> **REQUIREMENT**: Copy out precisely the lines beginning at the line that contains "Recreate this image" and ending at the line that contains "MW, MH = W - YT_W, H - XT_H", including both.

## Start ENTRIES PROVIDED

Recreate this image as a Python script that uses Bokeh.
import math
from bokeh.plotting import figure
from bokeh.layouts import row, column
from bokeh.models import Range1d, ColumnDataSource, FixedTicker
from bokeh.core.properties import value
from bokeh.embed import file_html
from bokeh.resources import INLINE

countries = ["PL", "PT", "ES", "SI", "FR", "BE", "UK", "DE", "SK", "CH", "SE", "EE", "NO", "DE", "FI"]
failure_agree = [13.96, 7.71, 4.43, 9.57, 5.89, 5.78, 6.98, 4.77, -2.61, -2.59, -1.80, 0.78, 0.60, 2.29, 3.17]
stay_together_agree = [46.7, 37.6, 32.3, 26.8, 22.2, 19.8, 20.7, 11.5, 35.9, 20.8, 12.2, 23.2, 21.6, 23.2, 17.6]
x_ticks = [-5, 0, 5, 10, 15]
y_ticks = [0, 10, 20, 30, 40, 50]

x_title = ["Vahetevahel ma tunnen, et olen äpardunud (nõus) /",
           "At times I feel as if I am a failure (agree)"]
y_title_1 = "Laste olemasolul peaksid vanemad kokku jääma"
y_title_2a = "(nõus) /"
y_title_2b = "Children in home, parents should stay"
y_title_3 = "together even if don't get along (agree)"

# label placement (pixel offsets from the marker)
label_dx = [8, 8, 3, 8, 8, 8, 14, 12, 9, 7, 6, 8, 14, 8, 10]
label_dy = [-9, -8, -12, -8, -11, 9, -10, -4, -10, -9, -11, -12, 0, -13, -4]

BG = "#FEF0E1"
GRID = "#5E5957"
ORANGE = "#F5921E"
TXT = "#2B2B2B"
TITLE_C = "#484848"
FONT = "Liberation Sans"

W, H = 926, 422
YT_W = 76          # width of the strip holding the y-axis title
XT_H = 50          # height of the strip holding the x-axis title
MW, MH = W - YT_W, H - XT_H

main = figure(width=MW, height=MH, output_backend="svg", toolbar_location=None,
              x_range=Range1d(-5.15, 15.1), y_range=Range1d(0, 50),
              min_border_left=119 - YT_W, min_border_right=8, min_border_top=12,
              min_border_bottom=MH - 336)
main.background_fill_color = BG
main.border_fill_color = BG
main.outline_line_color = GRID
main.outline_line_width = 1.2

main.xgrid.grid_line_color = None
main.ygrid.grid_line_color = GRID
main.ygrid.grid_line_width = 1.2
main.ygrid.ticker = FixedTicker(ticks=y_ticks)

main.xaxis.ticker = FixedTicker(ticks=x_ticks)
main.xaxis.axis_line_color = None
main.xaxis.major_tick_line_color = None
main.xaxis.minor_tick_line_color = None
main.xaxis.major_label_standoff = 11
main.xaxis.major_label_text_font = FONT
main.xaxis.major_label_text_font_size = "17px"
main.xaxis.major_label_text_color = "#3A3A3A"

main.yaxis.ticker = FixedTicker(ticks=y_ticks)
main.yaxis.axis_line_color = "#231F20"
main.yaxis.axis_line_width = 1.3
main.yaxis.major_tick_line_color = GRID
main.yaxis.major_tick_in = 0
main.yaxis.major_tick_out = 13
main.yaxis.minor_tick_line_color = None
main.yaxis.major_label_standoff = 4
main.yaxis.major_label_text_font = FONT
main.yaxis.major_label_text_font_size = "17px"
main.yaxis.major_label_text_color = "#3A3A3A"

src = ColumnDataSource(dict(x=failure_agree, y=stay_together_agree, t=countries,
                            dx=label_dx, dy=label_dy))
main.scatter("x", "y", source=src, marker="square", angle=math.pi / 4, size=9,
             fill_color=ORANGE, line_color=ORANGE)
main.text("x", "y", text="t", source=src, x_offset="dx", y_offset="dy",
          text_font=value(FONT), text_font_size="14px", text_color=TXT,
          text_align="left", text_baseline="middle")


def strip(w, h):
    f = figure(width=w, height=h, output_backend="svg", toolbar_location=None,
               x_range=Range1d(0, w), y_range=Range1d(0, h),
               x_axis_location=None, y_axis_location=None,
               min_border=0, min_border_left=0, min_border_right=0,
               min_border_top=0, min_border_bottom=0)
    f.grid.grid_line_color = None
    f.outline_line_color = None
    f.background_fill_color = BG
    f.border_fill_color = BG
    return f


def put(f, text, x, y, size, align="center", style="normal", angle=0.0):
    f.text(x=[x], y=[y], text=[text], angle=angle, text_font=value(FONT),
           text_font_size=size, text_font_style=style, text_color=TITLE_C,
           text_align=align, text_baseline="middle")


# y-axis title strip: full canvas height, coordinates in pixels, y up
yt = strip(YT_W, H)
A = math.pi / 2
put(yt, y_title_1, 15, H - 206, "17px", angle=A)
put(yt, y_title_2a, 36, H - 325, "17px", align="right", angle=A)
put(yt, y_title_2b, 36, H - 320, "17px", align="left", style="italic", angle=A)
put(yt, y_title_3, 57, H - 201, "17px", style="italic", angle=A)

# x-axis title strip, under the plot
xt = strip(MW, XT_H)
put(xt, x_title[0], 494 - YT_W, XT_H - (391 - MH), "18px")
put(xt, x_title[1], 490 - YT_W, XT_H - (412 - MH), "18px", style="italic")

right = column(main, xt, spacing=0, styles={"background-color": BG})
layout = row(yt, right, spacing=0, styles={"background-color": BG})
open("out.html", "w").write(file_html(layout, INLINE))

## End ENTRIES PROVIDED
## Start ENTRIES PROVIDED

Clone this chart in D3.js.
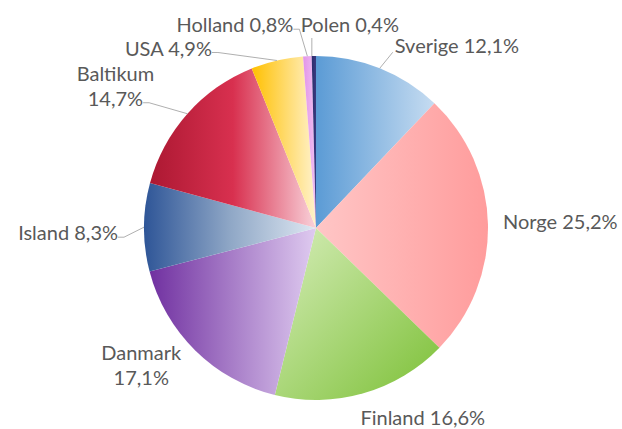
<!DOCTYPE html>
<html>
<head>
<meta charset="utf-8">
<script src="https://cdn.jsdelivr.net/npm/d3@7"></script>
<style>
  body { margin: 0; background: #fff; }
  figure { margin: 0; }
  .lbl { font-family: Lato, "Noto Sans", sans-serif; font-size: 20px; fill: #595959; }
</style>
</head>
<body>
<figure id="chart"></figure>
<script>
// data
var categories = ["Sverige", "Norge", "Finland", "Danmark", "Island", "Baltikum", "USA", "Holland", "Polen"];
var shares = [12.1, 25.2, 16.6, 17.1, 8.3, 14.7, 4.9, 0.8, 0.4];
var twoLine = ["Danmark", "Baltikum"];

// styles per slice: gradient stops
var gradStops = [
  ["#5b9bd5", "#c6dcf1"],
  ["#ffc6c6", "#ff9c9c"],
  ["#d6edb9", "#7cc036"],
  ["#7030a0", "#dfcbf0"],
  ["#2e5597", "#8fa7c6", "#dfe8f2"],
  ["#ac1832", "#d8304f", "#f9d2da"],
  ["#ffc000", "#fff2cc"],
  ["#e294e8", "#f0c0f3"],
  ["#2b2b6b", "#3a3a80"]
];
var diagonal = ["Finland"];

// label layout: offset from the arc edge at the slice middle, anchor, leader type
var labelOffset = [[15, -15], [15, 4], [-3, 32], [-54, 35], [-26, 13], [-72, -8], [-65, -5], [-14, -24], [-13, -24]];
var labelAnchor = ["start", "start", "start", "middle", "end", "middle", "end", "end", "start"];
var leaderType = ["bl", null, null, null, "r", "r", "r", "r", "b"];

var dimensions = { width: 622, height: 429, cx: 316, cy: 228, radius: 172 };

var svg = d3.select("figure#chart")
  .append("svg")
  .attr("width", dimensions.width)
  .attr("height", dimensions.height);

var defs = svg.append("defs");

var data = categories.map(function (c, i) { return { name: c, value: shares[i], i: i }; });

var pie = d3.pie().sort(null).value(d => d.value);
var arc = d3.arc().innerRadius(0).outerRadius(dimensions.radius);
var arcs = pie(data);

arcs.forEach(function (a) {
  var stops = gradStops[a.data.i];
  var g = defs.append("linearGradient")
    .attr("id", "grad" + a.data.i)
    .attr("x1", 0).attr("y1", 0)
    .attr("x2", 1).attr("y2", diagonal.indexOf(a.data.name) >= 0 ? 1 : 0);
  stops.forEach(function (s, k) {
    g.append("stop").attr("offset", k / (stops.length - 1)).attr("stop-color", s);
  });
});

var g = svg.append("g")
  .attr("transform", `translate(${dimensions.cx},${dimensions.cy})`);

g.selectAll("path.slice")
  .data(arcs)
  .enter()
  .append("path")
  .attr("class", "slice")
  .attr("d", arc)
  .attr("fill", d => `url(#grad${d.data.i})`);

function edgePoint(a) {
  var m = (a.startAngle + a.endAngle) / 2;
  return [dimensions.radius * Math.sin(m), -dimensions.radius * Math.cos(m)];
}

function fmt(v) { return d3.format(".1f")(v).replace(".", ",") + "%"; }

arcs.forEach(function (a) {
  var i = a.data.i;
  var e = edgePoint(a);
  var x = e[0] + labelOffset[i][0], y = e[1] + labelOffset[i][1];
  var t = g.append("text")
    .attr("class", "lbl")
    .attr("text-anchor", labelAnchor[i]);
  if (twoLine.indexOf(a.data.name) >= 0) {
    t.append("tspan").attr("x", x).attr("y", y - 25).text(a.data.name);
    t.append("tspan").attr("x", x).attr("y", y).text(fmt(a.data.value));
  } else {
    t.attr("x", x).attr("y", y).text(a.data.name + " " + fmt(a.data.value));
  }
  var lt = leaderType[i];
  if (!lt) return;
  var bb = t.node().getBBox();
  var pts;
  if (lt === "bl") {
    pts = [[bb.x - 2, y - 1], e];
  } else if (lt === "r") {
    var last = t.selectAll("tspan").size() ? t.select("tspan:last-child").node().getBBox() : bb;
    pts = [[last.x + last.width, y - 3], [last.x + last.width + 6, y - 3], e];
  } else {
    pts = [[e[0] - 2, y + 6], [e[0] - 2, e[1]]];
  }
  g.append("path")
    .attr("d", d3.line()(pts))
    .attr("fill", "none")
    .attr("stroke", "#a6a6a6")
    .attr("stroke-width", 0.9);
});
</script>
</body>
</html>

## End ENTRIES PROVIDED

> **ANSWER TO THIS PROBLEM**:
Recreate this image as a Python script that uses Bokeh.
import math
from bokeh.plotting import figure
from bokeh.layouts import row, column
from bokeh.models import Range1d, ColumnDataSource, FixedTicker
from bokeh.core.properties import value
from bokeh.embed import file_html
from bokeh.resources import INLINE

countries = ["PL", "PT", "ES", "SI", "FR", "BE", "UK", "DE", "SK", "CH", "SE", "EE", "NO", "DE", "FI"]
failure_agree = [13.96, 7.71, 4.43, 9.57, 5.89, 5.78, 6.98, 4.77, -2.61, -2.59, -1.80, 0.78, 0.60, 2.29, 3.17]
stay_together_agree = [46.7, 37.6, 32.3, 26.8, 22.2, 19.8, 20.7, 11.5, 35.9, 20.8, 12.2, 23.2, 21.6, 23.2, 17.6]
x_ticks = [-5, 0, 5, 10, 15]
y_ticks = [0, 10, 20, 30, 40, 50]

x_title = ["Vahetevahel ma tunnen, et olen äpardunud (nõus) /",
           "At times I feel as if I am a failure (agree)"]
y_title_1 = "Laste olemasolul peaksid vanemad kokku jääma"
y_title_2a = "(nõus) /"
y_title_2b = "Children in home, parents should stay"
y_title_3 = "together even if don't get along (agree)"

# label placement (pixel offsets from the marker)
label_dx = [8, 8, 3, 8, 8, 8, 14, 12, 9, 7, 6, 8, 14, 8, 10]
label_dy = [-9, -8, -12, -8, -11, 9, -10, -4, -10, -9, -11, -12, 0, -13, -4]

BG = "#FEF0E1"
GRID = "#5E5957"
ORANGE = "#F5921E"
TXT = "#2B2B2B"
TITLE_C = "#484848"
FONT = "Liberation Sans"

W, H = 926, 422
YT_W = 76          # width of the strip holding the y-axis title
XT_H = 50          # height of the strip holding the x-axis title
MW, MH = W - YT_W, H - XT_H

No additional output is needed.